Ambassador of Japan Shares Regional Concerns

HOUSTON, February 28, 2014 — Uncertainty about China’s military ambitions and about the future of North Korea’s volatile regime top the list of foreign policy challenges in East Asia, His Excellency Kenichiro Sasae, Ambassador Extraordinary and Plenipotentiary of Japan, said in a luncheon talk hosted by Asia Society Texas Center.

Sasae, who served as honorary chair of the Texas Center’s Tiger Ball 2014, and is Ambassador of Japan to the United States, also expressed hope the United States and Japan could resolve differences that have stalled the Trans-Pacific Partnership talks aimed at creating a tariff-free trade zone among 12 Pacific Rim countries. He would like to see negotiations completed before President Obama’s trip to Japan in April.

About North Korea, Sasae said, “The threat is still there, and the passage of time is not necessarily on our side.” Many observers expected the regime to crumble on its own accord over time, but that hasn’t proved the case, he said, indicating that additional international pressure may be required.

Sasae acknowledged that relations between Japan and China are “not ideal.” China’s neighbors fear that it may decide to convert its growing economic clout into military power, he said.

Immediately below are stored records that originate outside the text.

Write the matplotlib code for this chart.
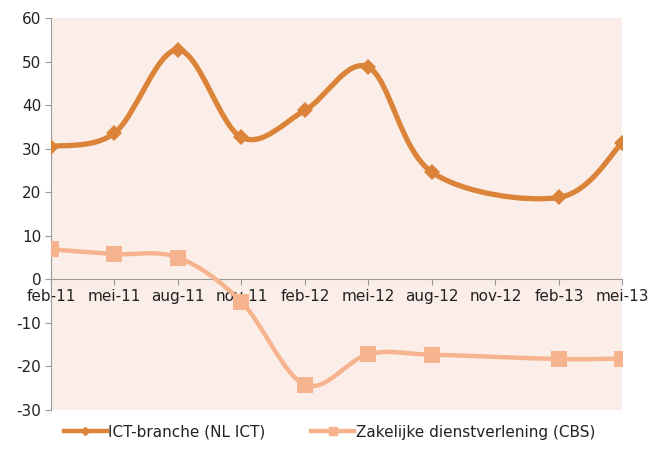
import numpy as np
import matplotlib.pyplot as plt
from matplotlib.path import Path
from matplotlib.patches import PathPatch
from matplotlib.lines import Line2D

plt.rcParams['axes.unicode_minus'] = False

categories = ['feb-11', 'mei-11', 'aug-11', 'nov-11', 'feb-12', 'mei-12',
              'aug-12', 'nov-12', 'feb-13', 'mei-13']
ict = [30.5, 33.6, 52.7, 32.6, 38.8, 48.7, 24.6, None, 18.8, 31.4]
cbs = [6.9, 5.8, 5.0, -5.2, -24.2, -17.2, -17.3, None, -18.3, -18.2]

ict_label = 'ICT-branche (NL ICT)'
cbs_label = 'Zakelijke dienstverlening (CBS)'
ict_color = '#DB8439'
cbs_color = '#F6B48E'


def smooth_path(xs, ys):
    # excel-style smoothed line: bezier through points, tension 1/6
    pts = np.column_stack([xs, ys])
    n = len(pts)
    verts = [pts[0]]
    codes = [Path.MOVETO]
    for i in range(n - 1):
        p0 = pts[i - 1] if i > 0 else pts[i]
        p1 = pts[i]
        p2 = pts[i + 1]
        p3 = pts[i + 2] if i + 2 < n else pts[i + 1]
        c1 = p1 + (p2 - p0) / 6.0
        c2 = p2 - (p3 - p1) / 6.0
        verts += [c1, c2, p2]
        codes += [Path.CURVE4] * 3
    return Path(verts, codes)


fig = plt.figure(figsize=(6.59, 4.51), dpi=100)
ax = fig.add_axes([0.0774, 0.091, 0.867, 0.869])
ax.set_facecolor('#FBEEE8')

x = np.arange(len(categories))


def draw(vals, color, lw, marker, ms):
    xs = [xi for xi, v in zip(x, vals) if v is not None]
    ys = [v for v in vals if v is not None]
    ax.add_patch(PathPatch(smooth_path(np.array(xs, float), np.array(ys, float)),
                           facecolor='none', edgecolor=color, lw=lw,
                           capstyle='round', joinstyle='round', zorder=3))
    ax.plot(xs, ys, linestyle='none', marker=marker, ms=ms, color=color,
            markeredgewidth=0, zorder=4)


draw(ict, ict_color, 3.8, 'D', 8)
draw(cbs, cbs_color, 3.2, 's', 11)

ax.set_xlim(0, len(categories) - 1)
ax.set_ylim(-30, 60)
ax.set_yticks(range(-30, 61, 10))
ax.set_xticks(x)
ax.set_xticklabels(categories)

for s in ['top', 'right']:
    ax.spines[s].set_visible(False)
ax.spines['bottom'].set_position(('data', 0))
ax.spines['bottom'].set_color('#9A9A9A')
ax.spines['left'].set_color('#9A9A9A')
ax.tick_params(axis='y', length=4, color='#9A9A9A', labelsize=11,
               labelcolor='#222222', pad=3)
ax.tick_params(axis='x', length=4, color='#9A9A9A', labelsize=11,
               labelcolor='#222222', pad=3, direction='out')

handles = [
    Line2D([], [], color=ict_color, lw=3.2, marker='D', ms=4),
    Line2D([], [], color=cbs_color, lw=3.2, marker='s', ms=6),
]
leg = fig.legend(handles, [ict_label, cbs_label], loc='lower center',
                 bbox_to_anchor=(0.5, -0.005), ncol=2, frameon=False, fontsize=11,
                 handlelength=2.8, handletextpad=0.1, columnspacing=3.0)
for t in leg.get_texts():
    t.set_color('#222222')

fig.savefig('out.png', dpi=100)
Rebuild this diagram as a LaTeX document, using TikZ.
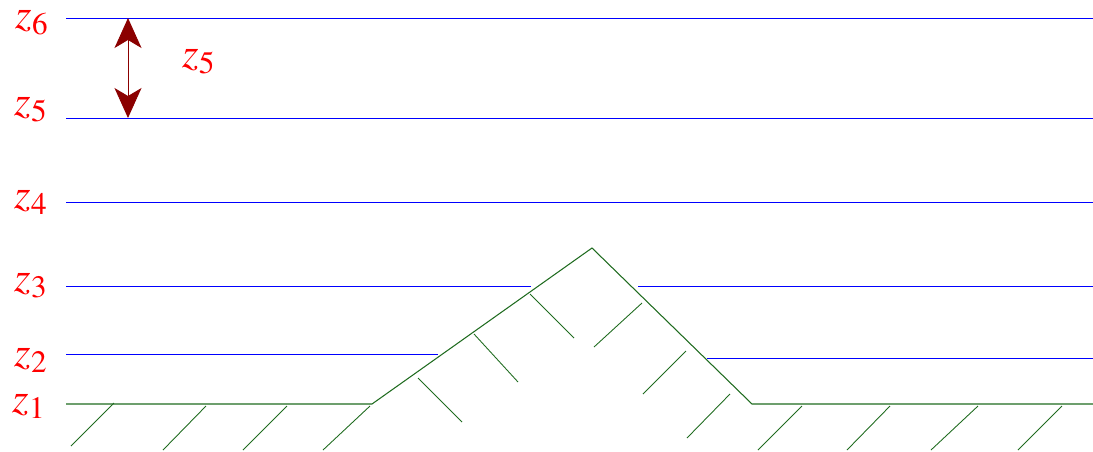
\documentclass[tikz,border=0pt]{standalone}
\usepackage{mathptmx}
\usepackage{tikz}
\usetikzlibrary{arrows.meta}
\definecolor{level}{HTML}{0000FF}
\definecolor{lab}{HTML}{FF0000}
\definecolor{ground}{HTML}{1F6B1F}
\definecolor{gap}{HTML}{8B0000}

\begin{document}
\begin{tikzpicture}[x=0.02cm,y=-0.02cm,
    every node/.style={font=\fontsize{24}{29}\selectfont,text=lab,inner sep=0pt},
    lvl/.style={draw=level,line width=0.45pt},
    soil/.style={draw=ground,line width=0.6pt},
    hatch/.style={draw=ground,line width=0.5pt},
    gaptip/.tip={Stealth[length=0.6cm,width=0.54cm,inset=0.16cm]}]
  \useasboundingbox (0,0) rectangle (1093,451);
  % level labels
  \node[anchor=base east] (z6) at (49,28) {$z_6$};
  \node[anchor=base east] (z5) at (48,115) {$z_5$};
  \node[anchor=base east] (z4) at (48,208) {$z_4$};
  \node[anchor=base east] (z3) at (48,291) {$z_3$};
  \node[anchor=base east] (z2) at (48,366) {$z_2$};
  \node[anchor=base east] (z1) at (46,412) {$z_1$};
  % levels
  \draw[lvl] (66,18) -- (1093,18);
  \draw[lvl] (66,118) -- (1093,118);
  \draw[lvl] (66,202) -- (1093,202);
  \draw[lvl] (66,286.5) -- (531,286.5) (638,286.5) -- (1093,286.5);
  \draw[lvl] (66,354) -- (438,354) (707,358) -- (1093,358);
  % ground and hill
  \coordinate (foot1) at (372,404);
  \coordinate (peak) at (592,248);
  \coordinate (foot2) at (752,404);
  \draw[soil] (66,404) -- (foot1) -- (peak) -- (foot2) -- (1093,404);
  \foreach \x/\y/\u/\v in {114/403/71/446,206/406/163/450,287/406/243/450,370/406/323/450,
      418/378/462/422,474/334/518/382,530/294/574/338,
      642/303/594/347,686/351/643/394,730/394/687/438,
      802/406/758/450,890/406/847/450,978/406/931/450,1062/406/1018/450}
    \draw[hatch] (\x,\y) -- (\u,\v);
  % layer thickness
  \coordinate (top) at (128,18);
  \coordinate (bot) at (128,118);
  \draw[gap,line width=0.5pt,gaptip-gaptip] (top) -- (bot);
  \node[anchor=base west] (dz) at (182,67) {$z_5$};
\end{tikzpicture}
\end{document}
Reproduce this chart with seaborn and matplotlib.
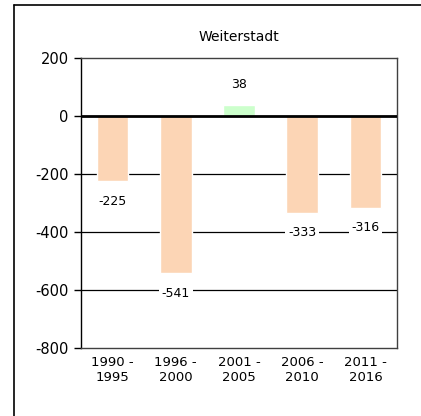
import matplotlib

matplotlib.use("Agg")
import matplotlib.pyplot as plt
import seaborn as sns
import pandas as pd
from matplotlib.lines import Line2D

# --- data ---
periods = ["1990 -\n1995", "1996 -\n2000", "2001 -\n2005", "2006 -\n2010", "2011 -\n2016"]
values = [-225, -541, 38, -333, -316]
title = "Weiterstadt"
yticks = [200, 0, -200, -400, -600, -800]

NEG_COLOR = "#fcd5b5"
POS_COLOR = "#ccffcc"

df = pd.DataFrame({"period": periods, "value": values})
df["sign"] = ["pos" if v >= 0 else "neg" for v in values]

sns.set_theme(style="white")
plt.rcParams["font.family"] = ["DejaVu Sans"]
plt.rcParams["text.color"] = "black"
plt.rcParams["xtick.color"] = "black"
plt.rcParams["ytick.color"] = "black"

fig = plt.figure(figsize=(4.21, 4.16), dpi=100)
ax = fig.add_axes([0.1924, 0.1635, 0.7506, 0.6971])

sns.barplot(data=df, x="period", y="value", hue="sign",
            palette={"neg": NEG_COLOR, "pos": POS_COLOR},
            width=0.5, legend=False, ax=ax, saturation=1, zorder=2)

ax.set_ylim(-800, 200)
ax.set_yticks(yticks)
ax.set_yticklabels([str(t) for t in yticks], fontsize=10.5)
ax.set_xlim(-0.5, len(periods) - 0.5)
ax.tick_params(axis="y", length=5, width=1, color="black", pad=4, left=True)
ax.tick_params(axis="x", length=0, labelsize=9.5, pad=6)
ax.set_xlabel("")
ax.set_ylabel("")
ax.set_title(title, fontsize=10, pad=12, color="black")

for t in [-200, -400, -600]:
    ax.axhline(t, color="black", lw=0.9, zorder=1)
ax.axhline(0, color="black", lw=2, zorder=3)

for s in ax.spines.values():
    s.set_color("#404040")
    s.set_linewidth(1)
ax.spines["left"].set_color("black")

for i, v in enumerate(values):
    y = v - 70 if v < 0 else v + 70
    ax.text(i, y, f"{v}", ha="center", va="center",
            fontsize=9, zorder=4,
            bbox=dict(facecolor="white", edgecolor="none", pad=2))

# frame lines of the surrounding panel
fig.add_artist(Line2D([14 / 421, 14 / 421], [0, 1 - 5 / 416], color="black", lw=1.2))
fig.add_artist(Line2D([14 / 421, 1], [1 - 5 / 416, 1 - 5 / 416], color="black", lw=1.2))

fig.savefig("out.png", dpi=100)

“We don’t know, really,” he said. “China is not hiding its intention to be militarily strong. That’s causing concern.” He added that national rhetoric by some Chinese leaders has not been helpful.

Sasae sounded an optimistic note when he said that younger Asians do not seem as concerned as their elders on legacies of the past that continue to fuel tensions in the region.

After delivering his remarks Sasae was interviewed onstage by Eddie Allen, Co-Vice Chair of the Texas Center board. Asked about the controversial practice by Japanese Prime Ministers of visiting the Yasukuni Shrine to the war dead, Sasae noted Japan’s non-aggressive post-World War II history and said the Chinese government brings up the issue periodically to score political points.

On Prime Minister Shinzo Abe’s move to expand the role of Japan’s self-defense forces, Sasae said the changes would allow Japan to do more to aid the United States in case of conflict on the Korean peninsula and to take a more robust role in United Nations peacekeeping missions.